This article includes a list of references, related reading or external links, but its sources remain unclear because it lacks inline citations. Please help to improve this article by introducing more precise citations. (June 2008) (Learn how and when to remove this template message)
Gess starting position
Gess starting position

Gess is an abstract strategy board game for two players, involving a grid board and mutating pieces. The name was chosen as a conflation of "chess" and "Go". It is pronounced with a hard "g" as in "Go", and is thus homophonous with "guess".

Gess was created by the Puzzles and Games Ring of The Archimedeans, and first published in 1994 in the society's journal Eureka. It was popularized by Ian Stewart's Mathematical Recreations column in the November 1994 issue of Scientific American.



A Go set is one easy way to assemble the equipment needed for gess. The 19 × 19 line grid is simultaneously an 18 × 18 grid of squares, and the starting position needs only 43 each of the black and white stones.


The rules describe a highly variable set of pieces, which will often change every turn. In total there are 510 possible sets of a footprint; however, the starting position uses these rules to emulate chess pieces on a 6×6 board: king, queen, bishop, rook and pawn in this order R–B–Q–K–B–R in the last row (black's view) and 6 pawns in the next row.
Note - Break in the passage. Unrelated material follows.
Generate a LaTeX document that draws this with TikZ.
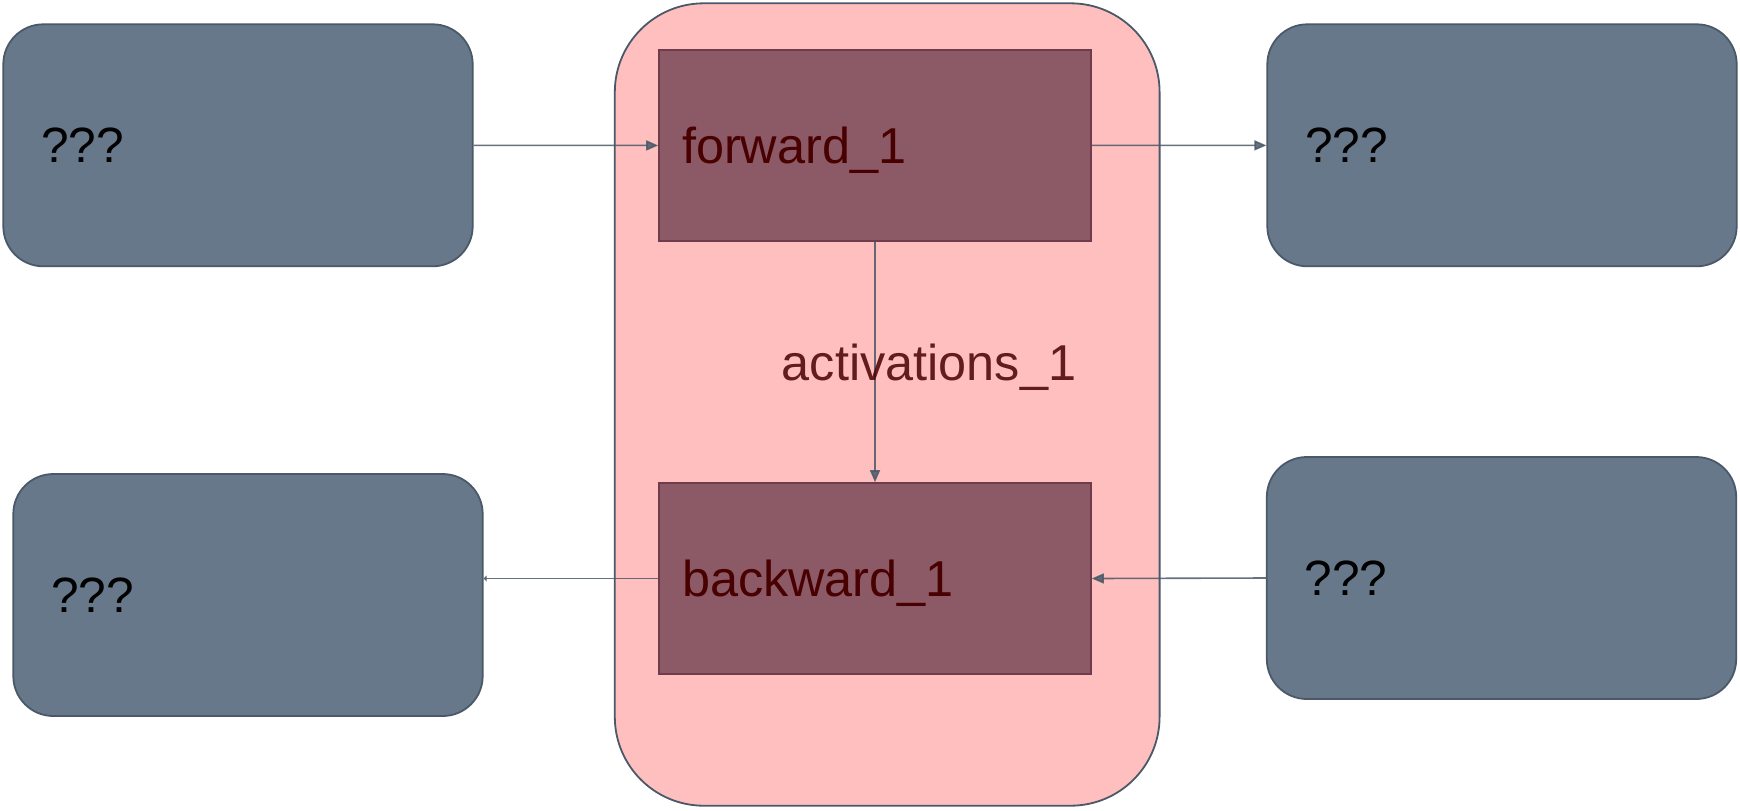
\documentclass[tikz,border=0pt]{standalone}
\usepackage{fontspec}
\setmainfont{Liberation Sans}
\usetikzlibrary{arrows.meta,positioning,calc}
\definecolor{SlateBox}{RGB}{102,120,137}
\definecolor{SlateLine}{RGB}{74,88,104}
\definecolor{PinkFill}{RGB}{255,191,191}
\definecolor{PlumFill}{RGB}{140,89,102}
\definecolor{PlumLine}{RGB}{110,60,76}
\definecolor{DarkRed}{RGB}{72,0,0}
\tikzset{
  qbox/.style={draw=SlateLine,fill=SlateBox,rounded corners=20pt,
               minimum width=234.7pt,minimum height=121pt,
               text width=197pt,align=left,inner xsep=18.5pt,
               font=\fontsize{24.8}{29}\selectfont,line width=0.9pt},
  stagebox/.style={draw=PlumLine,fill=PlumFill,
               minimum width=216pt,minimum height=95.5pt,
               text width=193pt,align=left,inner xsep=11.5pt,text=DarkRed,
               text depth=0pt,font=\fontsize{25.2}{29}\selectfont,line width=0.8pt},
  arr/.style={-{Triangle[length=6pt,width=5pt]},SlateLine,line width=0.8pt,draw opacity=0.85,fill opacity=0.85},
}
\begin{document}
\begin{tikzpicture}[x=0.5pt,y=-0.5pt,
    stage/.style={draw=SlateLine,fill=PinkFill,rounded corners=44.5pt,
                  minimum width=272.4pt,minimum height=401.2pt,line width=0.9pt}
  ]
  \useasboundingbox (0,0) rectangle (1740,810);
  \node[stage] (worker) at (887.2,404.5) {};
  \node[stagebox] (fwd) at (875,145.5) {forward\_1};
  \node[stagebox] (bwd) at (875,578.5) {backward\_1};

  \node[qbox] (inTop) at (238,145.3) {???};
  \node[qbox] (outBot) at (248,595) {???};
  \node[qbox] (outTop) at (1502,145.3) {???};
  \node[qbox] (inBot) at (1501.5,578) {???};

  \draw[arr] (inTop) -- (fwd);
  \draw[arr] (fwd) -- (outTop);
  \draw[arr] (fwd) -- node[pos=0.5,xshift=27pt,text=DarkRed,text depth=0pt,font=\fontsize{25.2}{29}\selectfont]{activations\_1} (bwd);
  \draw[arr] (inBot.west) -- (bwd.east);
  \draw[arr,-{Triangle[length=1.5pt,width=3pt]}] (bwd.west) -- (bwd.west -| outBot.east);
\end{tikzpicture}
\end{document}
The game objective, to remove the opponent's "ring" (described as a piece that moves like a chess king) also mimics that of chess.


The rows are named 2 to 19 (1 and 20 being outside the grid), and the files are named b to s (a and t again being outside the grid).

A move is notated by noting the place of the centre of the footprint at the beginning of a move and its place at the end of the move.